The belief that the government must balance its budget over some timeframe is likened to a “superstition” that is necessary to scare the population into behaving in a desired manner. Otherwise, voters might demand that their elected officials spend too much, causing inflation. Thus, the view that balanced budgets are desirable has nothing to do with “affordability” and the analogies between a household budget and a government budget are not correct. Rather, it is necessary to constrain government spending with the “myth” precisely because it does not really face a budget constraint.
The US (and many other nations) really did face inflationary pressures from the late 1960s until the 1990s (at least periodically). Those who believed the inflation resulted from too much government spending helped to fuel the creation of the balanced budget “religion” to fight the inflation. The problem is that what started as something recognized by economists and policymakers to be a “myth” came to be believed as the truth. An incorrect understanding was developed.
Originally the myth was “functional” in the sense that it constrained a government that otherwise would spend too much, creating inflation and endangering the dollar peg to gold. But like many useful myths, this one eventually became a harmful myth—an example of what John Kenneth Galbraith called an “innocent fraud”, an unwarranted belief that prevents proper behaviour. Sovereign governments began to believe that the really could not “afford” to undertake desired policy, on the belief they might become insolvent. Ironically, in the midst of the worst economic crisis since the Great Depression of the 1930s, President Obama repeatedly claimed that the US government had “run out of money”—that it could not afford to undertake policy that most believed to be desired. As unemployment rose to nearly 10%, the government was paralysed—it could not adopt the policy that Lerner advocated: spend enough to return the economy toward full employment.
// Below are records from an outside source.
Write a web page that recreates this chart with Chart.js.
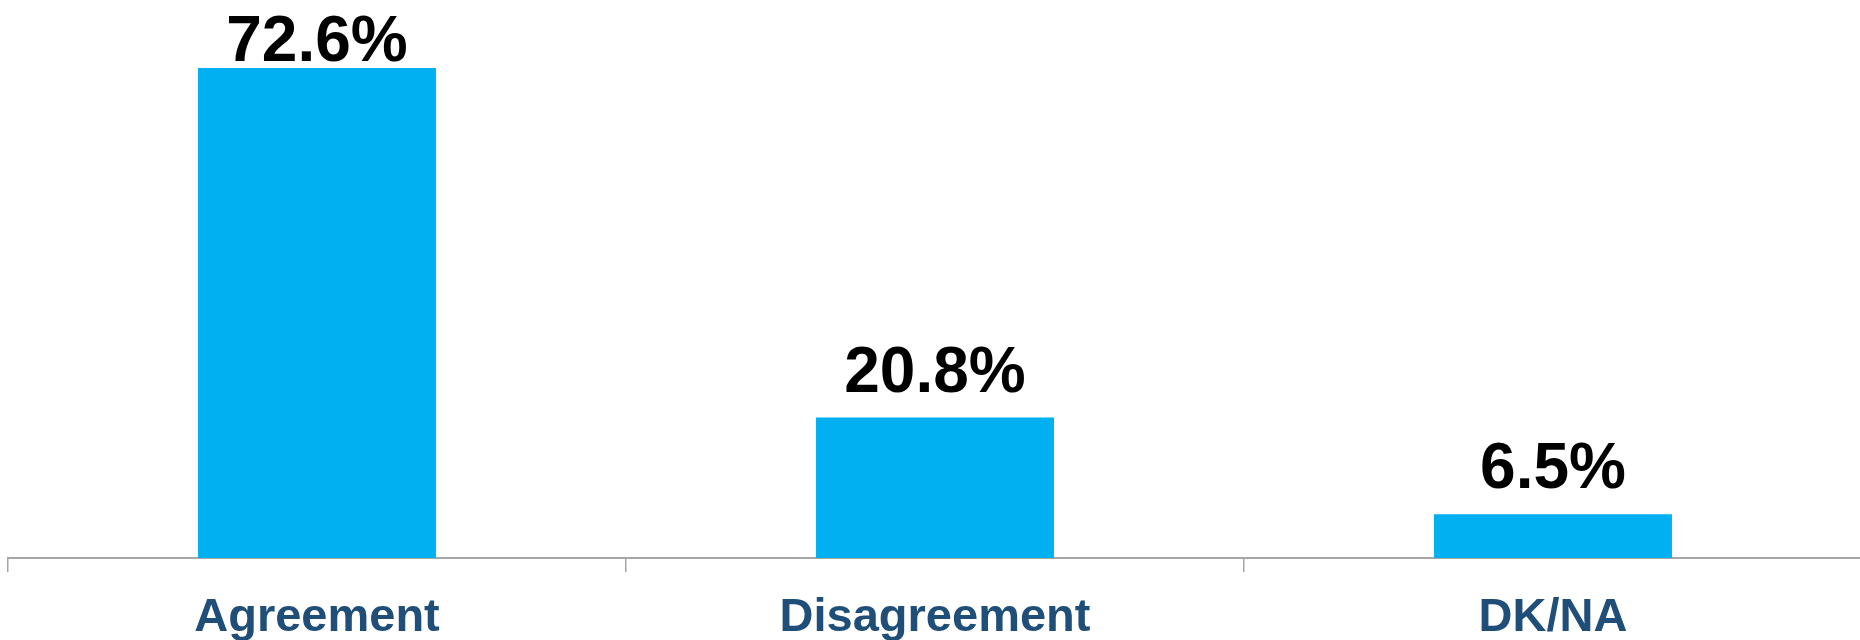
<!DOCTYPE html>
<html>
<head>
<meta charset="utf-8">
<script src="https://cdn.jsdelivr.net/npm/chart.js@4.4.1/dist/chart.umd.min.js"></script>
<style>
  html, body { margin: 0; padding: 0; background: #fff; overflow: hidden; }
  #wrap { width: 1870px; height: 640px; }
</style>
</head>
<body>
<div id="wrap"><canvas id="resChart" width="1870" height="640"></canvas></div>
<script>
const categories = ['Agreement', 'Disagreement', 'DK/NA'];
const shares = [72.6, 20.8, 6.5];

const fontFam = '"Liberation Sans", Arial, sans-serif';

// value labels above the bars, kept inside the top of the canvas
const barLabels = {
    id: 'barLabels',
    afterDatasetsDraw(chart) {
        const ctx = chart.ctx;
        const meta = chart.getDatasetMeta(0);
        ctx.save();
        ctx.font = 'bold 64px ' + fontFam;
        ctx.fillStyle = '#000000';
        ctx.textAlign = 'center';
        ctx.textBaseline = 'alphabetic';
        meta.data.forEach((bar, i) => {
            let y = Math.max(bar.y - 26, 61);
            ctx.fillText(shares[i].toFixed(1) + '%', bar.x, y);
        });
        ctx.restore();
    }
};

const config = {
    type: 'bar',
    data: {
        labels: categories,
        datasets: [{
            data: shares,
            backgroundColor: '#00B0F0',
            borderWidth: 0,
            barPercentage: 0.385,
            categoryPercentage: 1
        }]
    },
    options: {
        responsive: false,
        animation: false,
        layout: { padding: { top: 18, left: 8, right: 8, bottom: 0 } },
        plugins: {
            legend: { display: false },
            tooltip: { enabled: false }
        },
        scales: {
            x: {
                afterFit: (scale) => { scale.height = 82; },
                grid: {
                    display: true,
                    drawOnChartArea: false,
                    offset: true,
                    color: '#A6A6A6',
                    lineWidth: 1.5,
                    tickLength: 14
                },
                border: { display: true, color: '#A6A6A6', width: 2 },
                ticks: {
                    color: '#1F4E79',
                    padding: 18,
                    font: { family: fontFam, size: 47, weight: 'bold' },
                    maxRotation: 0
                }
            },
            y: {
                display: false,
                min: 0,
                max: 80
            }
        }
    },
    plugins: [barLabels]
};

const myChart = new Chart(document.getElementById('resChart'), config);
</script>
</body>
</html>
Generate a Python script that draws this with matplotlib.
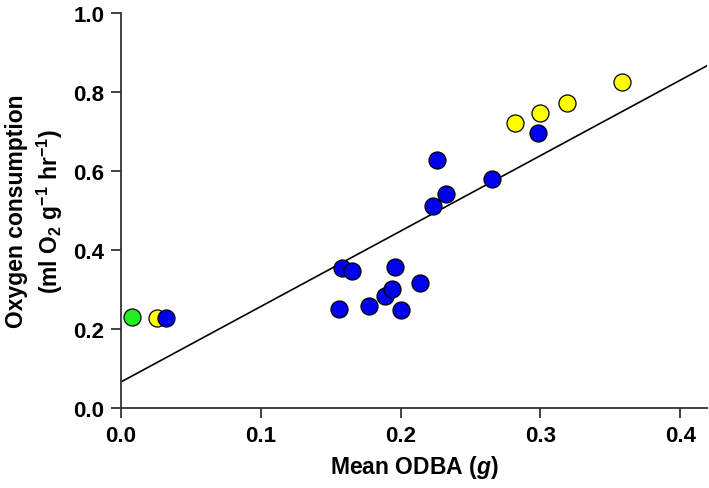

Ironically, throughout the crisis, the Fed (as well as some other central banks, including the Bank of England and the Bank of Japan) essentially followed Lerner’s second principle: it provided more than enough bank reserves to keep the overnight interest rate on a target that was nearly zero. It did this by purchasing financial assets from banks (a policy known as “quantitative easing”), in record volumes ($1.75 trillion in the first phase, with a planned additional $600 billion in the second phase). Chairman Bernanke was actually grilled in Congress about where he obtained all the “money” to buy those bonds. He (correctly) stated that the Fed simply created it by crediting bank reserves—through keystrokes. The Fed can never run out “money”; it can afford to buy any financial assets banks are willing to sell. And yet we have the President (as well as many members of the economics profession as well as most politicians in Congress) believing government is “running out of money”! There are plenty of “keystrokes” to buy financial assets, but no “keystrokes” to pay wages.
That indicates just how dysfunctional the myth has become.